With the colder weather right around the corner, urban pests of all shapes and sizes are hurrying to find shelter for the winter months. With unfriendly temperatures as well as a decreasing food supply, all animals will have to adapt and change their behaviors if they hope to survive in a harsher environment. This is especially true for raccoons, the largest animal commonly found in residential areas.
In order to effectively control the population, it helps to understand how these animals behave.
Most people believe raccoons hibernate during winter months. Which is understandable as you rarely if ever see them around the neighborhood once the cold weather sets in. What actually takes place is they go into a state refered to as torpor. This is a state of diminished activity marked by a deep sleep, a decrease in breathing rate and a complete metabolic slow down.
This process is aided by the thick winter coats raccoons instinctively develop before the winter. This allows them to conserve their energy stores and stay warm more efficiently during the torpor process.
Some biologists refer to this process as being a mild form of hibernation. However, unlike other animals who hibernate for the winter, raccoons may wake up during warm spells and be seen in and around our neighborhoods.
Either way, raccoons go through a period of reduced activity, similar to hibernation in order to adapt to a harsher climate and reduced food sources.
Regardless of whether its an early or late fall, as soon as the thermometer dips below the comfortable temperature range for raccoons; they will aggressively seek out a place to make their den for the winter. In populated and residential areas, this more often than not ends up being in your attic, garage or sheds.
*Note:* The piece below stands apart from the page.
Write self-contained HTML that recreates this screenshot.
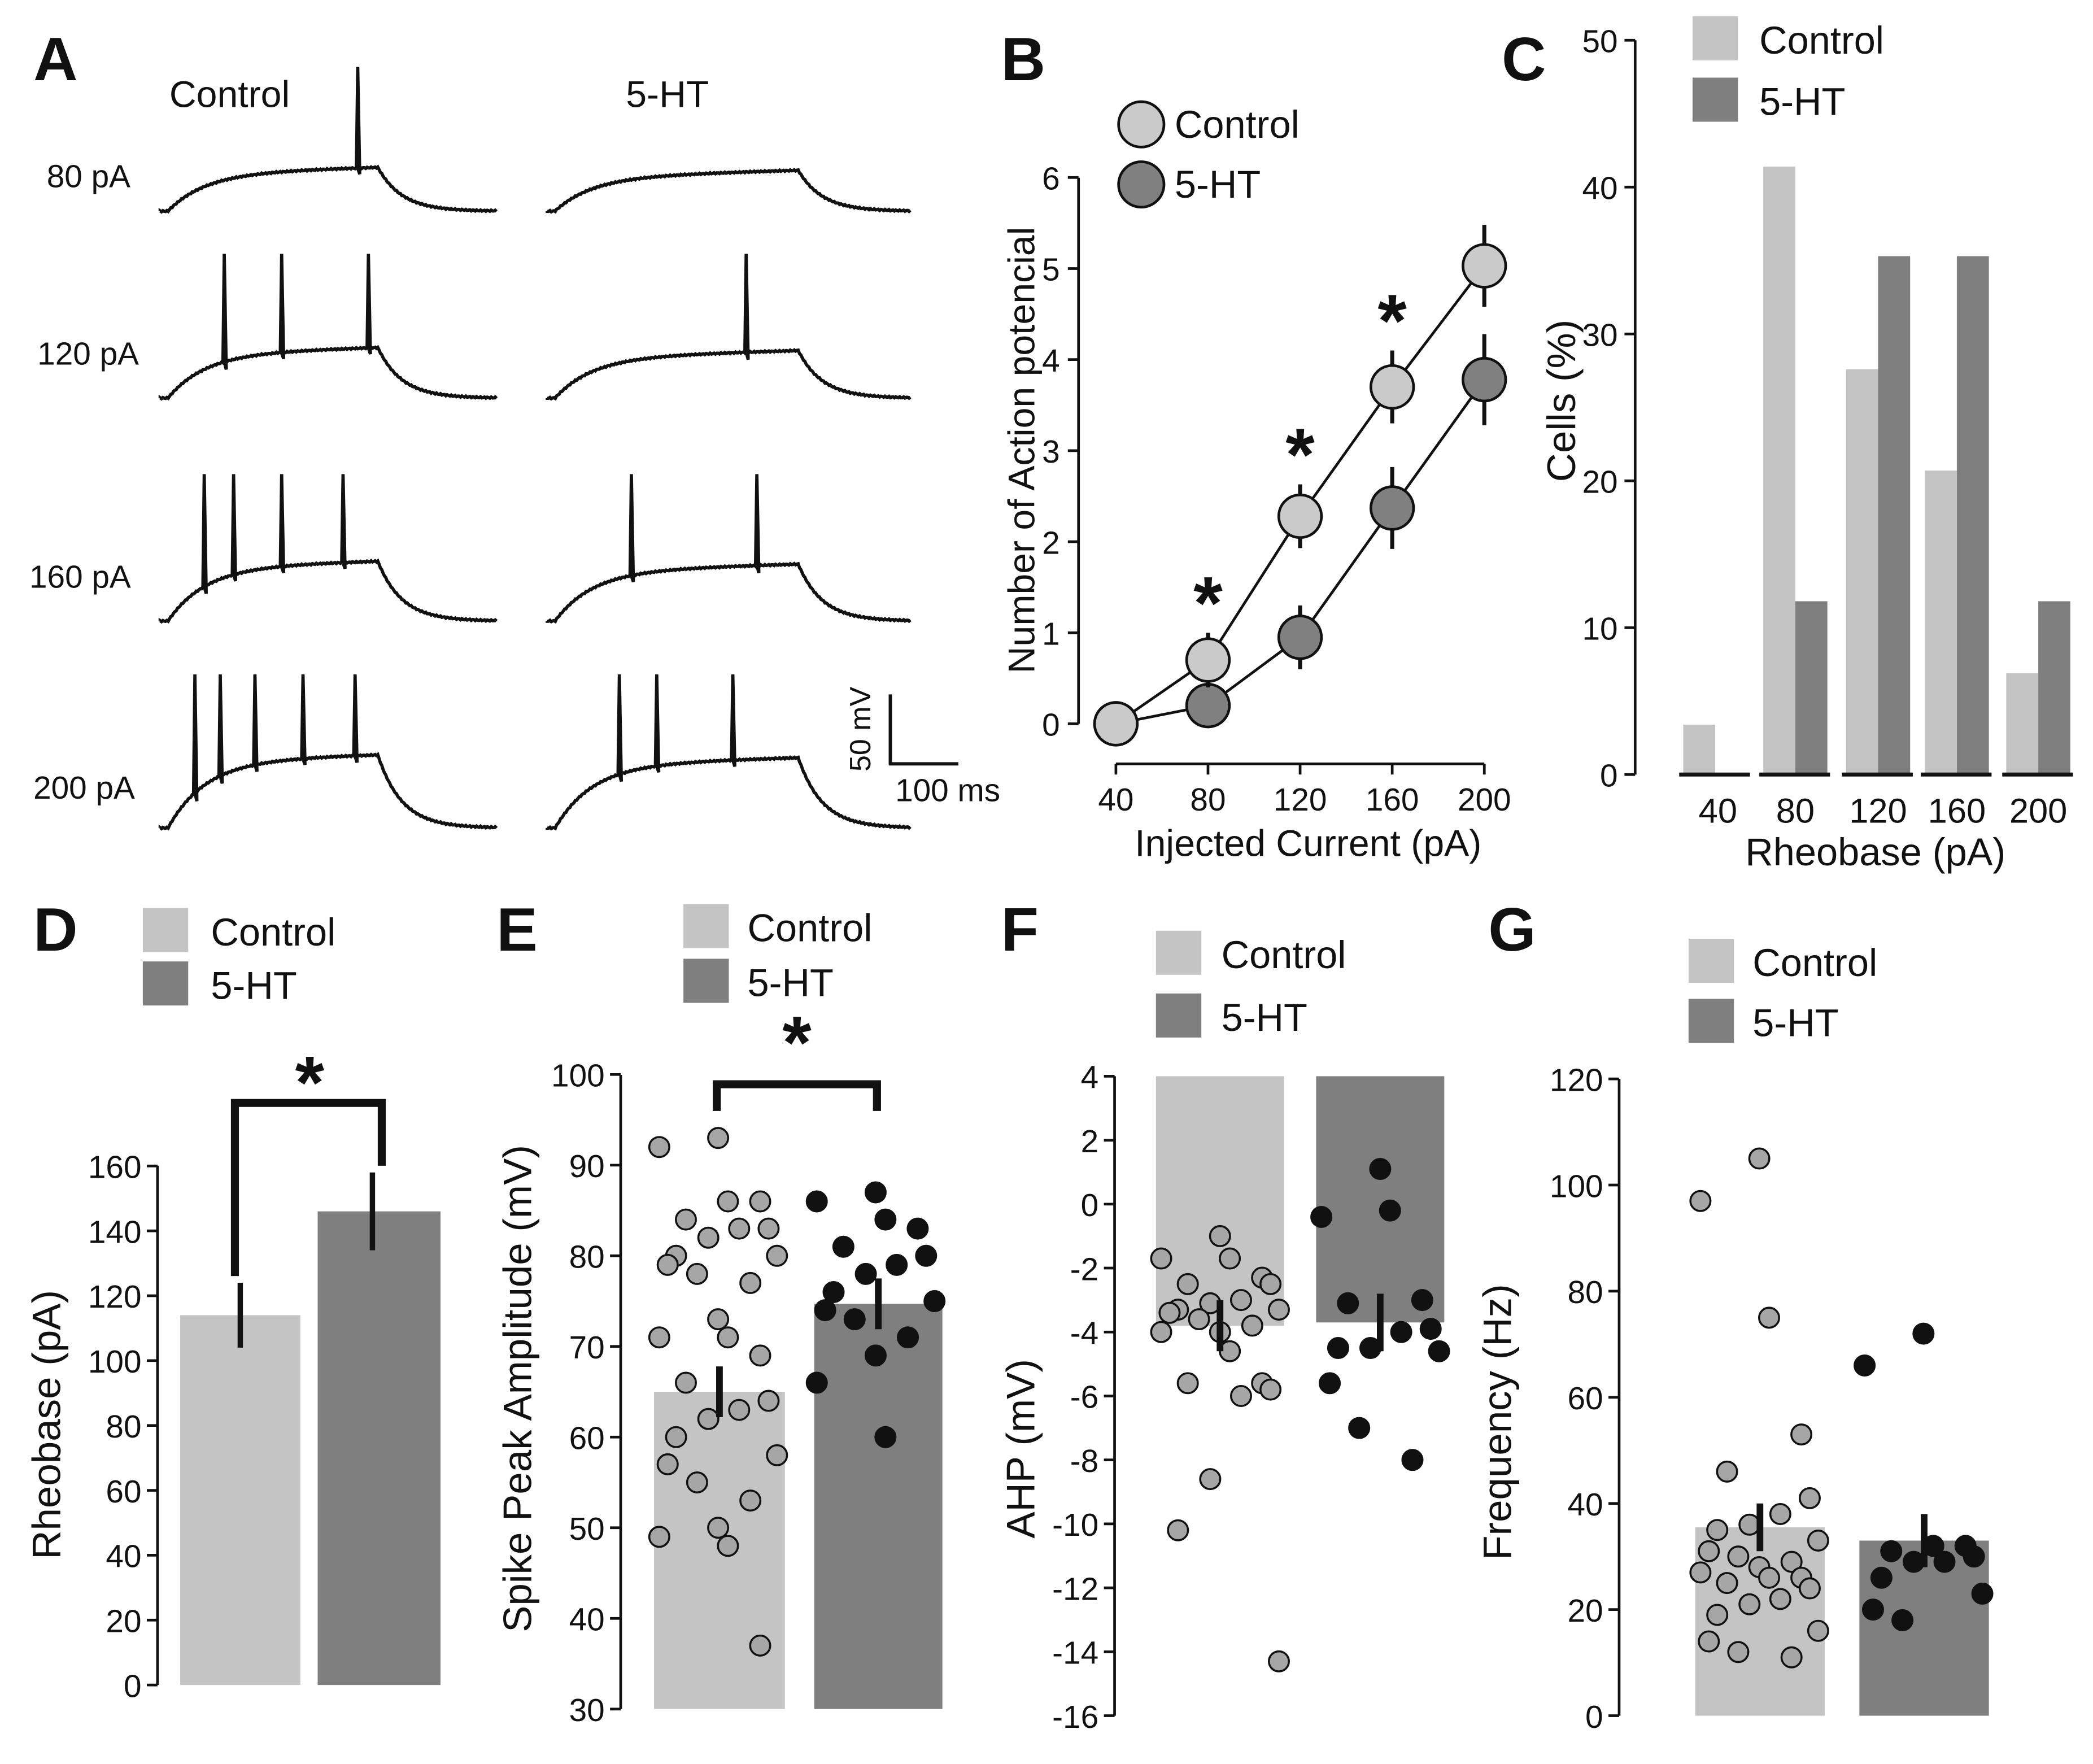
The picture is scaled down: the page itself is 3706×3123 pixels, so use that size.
<!DOCTYPE html>
<html><head><meta charset="utf-8">
<style>
html,body{margin:0;padding:0;background:#fff;}
svg{display:block;font-family:"Liberation Sans",Arial,sans-serif;}
</style></head>
<body>
<svg id="fig" width="3706" height="3123" viewBox="0 0 1568 1321" xmlns="http://www.w3.org/2000/svg">
<rect width="1568" height="1321" fill="#fff"/>
<g id="g"></g>
</svg>
<script>
// ---- Data ----
const aRows = ["80 pA","120 pA","160 pA","200 pA"];
const aCtrlSpikes = [[161],[42,93,170],[24,50,93,148],[15,38,69,112,158]];
const aHtSpikes = [[],[139],[51,147],[42,71,129]];
// Panel B
const bCurrents = [40,80,120,160,200];
const bCtrl = [0,0.7,2.28,3.7,5.03];
const bCtrlErr = [0,0.3,0.35,0.4,0.45];
const bHt = [0,0.2,0.95,2.37,3.78];
const bHtErr = [0,0.15,0.35,0.45,0.5];
const bSig = [false,true,true,true,false];
// Panel C
const cCats = ["40","80","120","160","200"];
const cCtrl = [3.4,41.4,27.6,20.7,6.9];
const cHt = [0,11.8,35.3,35.3,11.8];
const cTicks = [0,10,20,30,40,50];
// Panel D
const dMeans = [114,146];
const dErr = [10,12];
const dTicks = [0,20,40,60,80,100,120,140,160];
// Panel E
const eMeans = [65,74.7];
const eErr = [2.8,2.8];
const eCtrlPts = [93,92,86,86,84,83,83,82,80,80,79,78,77,73,71,71,69,66,64,63,62,60,58,57,55,53,50,49,48,37];
const eHtPts = [87,86,84,83,81,80,79,78,76,75,74,73,71,69,66,60];
const eTicks = [30,40,50,60,70,80,90,100];
// Panel F
const fMeans = [-3.8,-3.7];
const fErr = [0.8,0.9];
const fCtrlPts = [-1,-1.7,-1.7,-2.3,-2.5,-2.5,-3,-3.1,-3.3,-3.3,-3.4,-3.6,-3.8,-4,-4,-4.6,-5.6,-5.6,-5.8,-6,-8.6,-10.2,-14.3];
const fHtPts = [1.1,-0.4,-0.2,-3,-3.1,-3.9,-4,-4.5,-4.5,-4.6,-5.6,-7,-8];
const fTicks = [4,2,0,-2,-4,-6,-8,-10,-12,-14,-16];
// Panel G
const gMeans = [35.5,33];
const gErr = [4.5,5];
const gCtrlPts = [105,97,75,53,46,41,38,36,35,33,31,30,29,28,27,26,26,25,24,22,21,19,16,14,12,11];
const gHtPts = [72,66,32,32,31,30,29,29,26,23,20,18];
const gTicks = [0,20,40,60,80,100,120];

const G = document.getElementById('g');
const NS = "http://www.w3.org/2000/svg";
function mk(tag, attrs, parent){const e=document.createElementNS(NS,tag);for(const k in attrs)e.setAttribute(k,attrs[k]);(parent||G).appendChild(e);return e;}
function txt(s,x,y,size,anchor,name,extra){const e=mk('text',Object.assign({x:x,y:y,'font-size':size,'text-anchor':anchor||'start',fill:'#111'},extra||{}));e.textContent=s;return e;}
function line(x1,y1,x2,y2,w,name){const e=mk('line',{x1,y1,x2,y2,stroke:'#111','stroke-width':w||2});return e;}
const LIGHT='#c4c4c4', DARK='#7f7f7f';

[["A",25,60],["B",750,60],["C",1125,60],["D",25,712],["E",372,712],["F",750,712],["G",1115,712]].forEach(p=>{txt(p[0],p[1],p[2],46,'start','panel-label-'+p[0].toLowerCase(),{'font-weight':'bold'});});

// ---- Panel A ----
txt("Control",172,80,28,'middle','control-title');
txt("5-HT",500,80,28,'middle','5ht-title');
const aBase=[158,298,465,620], aPlat=[28,33,40,50], aPeak=[108,108,110,115];
function trace(x0,xEnd,stepEnd,base,plat,spikes,pk,name){
  const pxPerMs=(stepEnd-x0-12)/180; let d="M"+x0+","+base;
  const sx=spikes.map(t=>Math.round(x0+12+t*pxPerMs));
  for(let x=x0;x<=xEnd;x+=1){
    let y;
    if(x<x0+6)y=base;
    else if(x<=stepEnd){const t=(x-x0-6)/28;y=base-plat*(1-Math.exp(-t))-(x-x0)*0.03;}
    else{const t=(x-stepEnd)/18;y=base-(plat+(stepEnd-x0)*0.03)*Math.exp(-t);}
    y+=Math.sin(x*2.3)*0.5;
    if(sx.indexOf(x)>=0){d+=" L"+x+","+y.toFixed(1)+" L"+(x+1)+","+(base-pk)+" L"+(x+2.5)+","+(y+5).toFixed(1);}
    else d+=" L"+x+","+y.toFixed(1);
  }
  const p=mk('path',{d:d,fill:'none',stroke:'#111','stroke-width':2.4});
  
}
aRows.forEach((r,i)=>{
  txt(r,[35,28,22,25][i],aBase[i]-[18,25,25,22][i],24,'start','current-label-'+i);
  trace(120,372,283,aBase[i],aPlat[i],aCtrlSpikes[i],aPeak[i],'control-trace-'+i);
  trace(410,682,598,aBase[i],aPlat[i]-3,aHtSpikes[i],aPeak[i],'5ht-trace-'+i);
});
line(667,520,667,573,2.5,'scale-bar-vertical');
line(666,572,718,572,2.5,'scale-bar-horizontal');
txt("50 mV",652,546,22,'middle','scale-mv',{transform:'rotate(-90 652 546)'});
txt("100 ms",710,600,24,'middle','scale-ms');

// ---- Panel B ----
const bx=v=>836+(v-40)/40*69, by=v=>542-v*68.2;
line(808,133,808,542,2,'b-y-axis');
for(let v=0;v<=6;v++){line(800,by(v),808,by(v),2,'b-y-tick');txt(String(v),794,by(v)+9,24,'end','b-y-tick-label');}
line(836,572,1112,572,2,'b-x-axis');
bCurrents.forEach(c=>{line(bx(c),572,bx(c),580,2,'b-x-tick');txt(String(c),bx(c),607,24,'middle','b-x-tick-label');});
txt("Number of Action potencial",775,337,28,'middle','b-y-title',{transform:'rotate(-90 775 337)'});
txt("Injected Current (pA)",980,641,28,'middle','b-x-title');
function series(vals,errs,fill,name){
  let d="";vals.forEach((v,i)=>{d+=(i?" L":"M")+bx(bCurrents[i])+","+by(v);});
  const p=mk('path',{d:d,fill:'none',stroke:'#111','stroke-width':2});
  vals.forEach((v,i)=>{
    if(errs[i]>0)line(bx(bCurrents[i]),by(v+errs[i]),bx(bCurrents[i]),by(v-errs[i]),3,name+'-error');
    const c=mk('circle',{cx:bx(bCurrents[i]),cy:by(v),r:16,fill:fill,stroke:'#111','stroke-width':2});
    
  });
}
series(bHt,bHtErr,'#808080','b-5ht');
series(bCtrl,bCtrlErr,'#cacaca','b-control');
bSig.forEach((s,i)=>{if(s)txt("*",bx(bCurrents[i]),by(bCtrl[i]+bCtrlErr[i])-3,56,'middle','b-significance',{'font-weight':'bold'});});
[["Control",93,'#cacaca'],["5-HT",138,'#808080']].forEach((l,i)=>{const c=mk('circle',{cx:855,cy:l[1],r:17,fill:l[2],stroke:'#111','stroke-width':2});txt(l[0],880,l[1]+10,29,'start','b-legend-label');});

// ---- Panel C ----
const cy=v=>580-v*11;
line(1225,30,1225,580,2,'c-y-axis');
cTicks.forEach(v=>{line(1217,cy(v),1225,cy(v),2,'c-y-tick');txt(String(v),1212,cy(v)+9,24,'end','c-y-tick-label');});
const cCenters=[1285,1345,1407,1466,1527];
cCats.forEach((c,i)=>{
  const cx=cCenters[i];
  let r=mk('rect',{x:cx-24,y:cy(cCtrl[i]),width:24,height:cCtrl[i]*11,fill:LIGHT});
  r=mk('rect',{x:cx,y:cy(cHt[i]),width:24,height:cHt[i]*11,fill:DARK});
  line(cx-27,580,cx+26,580,3,'c-baseline');
  txt(c,cx+(i===0?2:0),616,26,'middle','c-x-tick-label');
});
txt("Cells (%)",1180,300,30,'middle','c-y-title',{transform:'rotate(-90 1180 300)'});
txt("Rheobase (pA)",1405,648,29,'middle','c-x-title');
[["Control",12,LIGHT],["5-HT",58,DARK]].forEach(l=>{const r=mk('rect',{x:1268,y:l[1],width:34,height:33,fill:l[2]});txt(l[0],1318,l[1]+28,29,'start','c-legend-label');});

function legend(x,y1,y2,tx,p){[["Control",y1,LIGHT],["5-HT",y2,DARK]].forEach(l=>{const r=mk('rect',{x:x,y:l[1],width:34,height:33,fill:l[2]});txt(l[0],tx,l[1]+28,29,'start',p+'-legend-label');});}
function yaxis(ax,top,bot,ticks,ys,p){line(ax,top,ax,bot,2,p+'-y-axis');ticks.forEach(v=>{line(ax-8,ys(v),ax,ys(v),2,p+'-y-tick');txt(String(v),ax-12,ys(v)+9,24,'end',p+'-y-tick-label');});}
const JIT=[0,-3,3,-1.5,1.5,-4.2,4.2,-2.3,2.3,-0.7,0.7,-3.6,3.6];
function pts(vals,xc,ys,fill,p){
  vals.forEach((v,i)=>{const off=JIT[(i*5)%JIT.length]*10.5;const c=mk('circle',{cx:xc+off,cy:ys(v),r:7.5,fill:fill,stroke:'#111','stroke-width':1.5});});
}

// ---- Panel D ----
const dy=v=>1262-v*2.43;
yaxis(118,873,1262,dTicks,dy,'d');
const dX=[[135,90,LIGHT],[238,92,DARK]];
dMeans.forEach((m,i)=>{const r=mk('rect',{x:dX[i][0],y:dy(m),width:dX[i][1],height:m*2.43,fill:dX[i][2]});
  const xc=dX[i][0]+dX[i][1]/2-(i?5:0);line(xc,dy(m-dErr[i]),xc,dy(m+dErr[i]),4,'d-error');});
const dbr=mk('path',{d:`M176,${dy(dMeans[0]+dErr[0])-5} V826 H286 V${dy(dMeans[1]+dErr[1])-5}`,fill:'none',stroke:'#111','stroke-width':6});
txt("*",232,830,56,'middle','d-significance',{'font-weight':'bold'});
txt("Rheobase (pA)",45,1067,30,'middle','d-y-title',{transform:'rotate(-90 45 1067)'});
legend(107,680,720,158,'d');

// ---- Panel E ----
const ey=v=>1280-(v-30)*6.79;
yaxis(465,805,1280,eTicks,ey,'e');
const eX=[[490,98,LIGHT],[610,96,DARK]];
eMeans.forEach((m,i)=>{const r=mk('rect',{x:eX[i][0],y:ey(m),width:eX[i][1],height:ey(30)-ey(m),fill:eX[i][2]});});
pts(eCtrlPts,538,ey,'#a6a6a6','e-control');
pts(eHtPts,656,ey,'#111','e-5ht');
eMeans.forEach((m,i)=>{const xc=eX[i][0]+eX[i][1]/2;line(xc,ey(m-eErr[i]),xc,ey(m+eErr[i]),5,'e-error');});
const ebr=mk('path',{d:"M537,832 V812 H657 V832",fill:'none',stroke:'#111','stroke-width':6});
txt("*",597,800,56,'middle','e-significance',{'font-weight':'bold'});
txt("Spike Peak Amplitude (mV)",398,1040,30,'middle','e-y-title',{transform:'rotate(-90 398 1040)'});
legend(512,677,718,560,'e');

// ---- Panel F ----
const fy=v=>806+(4-v)*23.95;
yaxis(835,806,1285,fTicks,fy,'f');
const fX=[[866,96,LIGHT],[986,96,DARK]];
fMeans.forEach((m,i)=>{const r=mk('rect',{x:fX[i][0],y:fy(4),width:fX[i][1],height:fy(m)-fy(4),fill:fX[i][2]});});
pts(fCtrlPts,914,fy,'#a6a6a6','f-control');
pts(fHtPts,1034,fy,'#111','f-5ht');
fMeans.forEach((m,i)=>{const xc=fX[i][0]+fX[i][1]/2;line(xc,fy(m-fErr[i]),xc,fy(m+fErr[i]),5,'f-error');});
txt("AHP (mV)",775,1085,30,'middle','f-y-title',{transform:'rotate(-90 775 1085)'});
legend(866,697,744,915,'f');

// ---- Panel G ----
const gy=v=>1285-v*3.975;
yaxis(1213,808,1285,gTicks,gy,'g');
const gX=[[1270,97,LIGHT],[1393,97,DARK]];
gMeans.forEach((m,i)=>{const r=mk('rect',{x:gX[i][0],y:gy(m),width:gX[i][1],height:m*3.975,fill:gX[i][2]});});
pts(gCtrlPts,1318,gy,'#a6a6a6','g-control');
pts(gHtPts,1441,gy,'#111','g-5ht');
gMeans.forEach((m,i)=>{const xc=gX[i][0]+gX[i][1]/2;line(xc,gy(m-gErr[i]),xc,gy(m+gErr[i]),5,'g-error');});
txt("Frequency (Hz)",1132,1065,30,'middle','g-y-title',{transform:'rotate(-90 1132 1065)'});
legend(1265,703,748,1313,'g');
</script>
</body></html>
The onset of colder weather also coincides with their mating season. This is one of the main reasons you want to be vigilant and have them evicted as soon as they attempt to move in. The removal and prevention process becomes exponentially more difficult once babies are thrown into the mix. Often times the solution requires the homeowners to wait until the babies are mobile, which takes several weeks.
It's best to act quickly if suspect you have raccoons taking up residence in your home. The longer you wait, the more expensive it will be.
In the weeks and months leading up to winter, a raccoons body will undergo several significant changes. These take place in order to help the raccoon survive the harsh and cold climate it will soon encounter.
The most important thing that happens during this period is they increase their food intake. This allows them to increase and store body fat, which in turn will help sustain them during the winter months.
Because they eat such a varied diet (pretty much anything in our garbage bins) they have a biological advantage over other urban pests. Because of the diversity they enjoy, they are less affected by scarcity.
The other significant advantage they have is unlike animals who hibernate, raccoons will come out during warmer spells and eat whatever is available. Helping them comfortable get through the long winter season.
There are several "common sense" actions you can take to decrease the risk of raccoons targeting your residence (or garbage cans). First off, keep lids secured and when possible employ animal proof systems. Keep areas around your house clear of debris and areas where animals can hide or build a den. Secure any obvious entry points raccoons could use to enter any structures.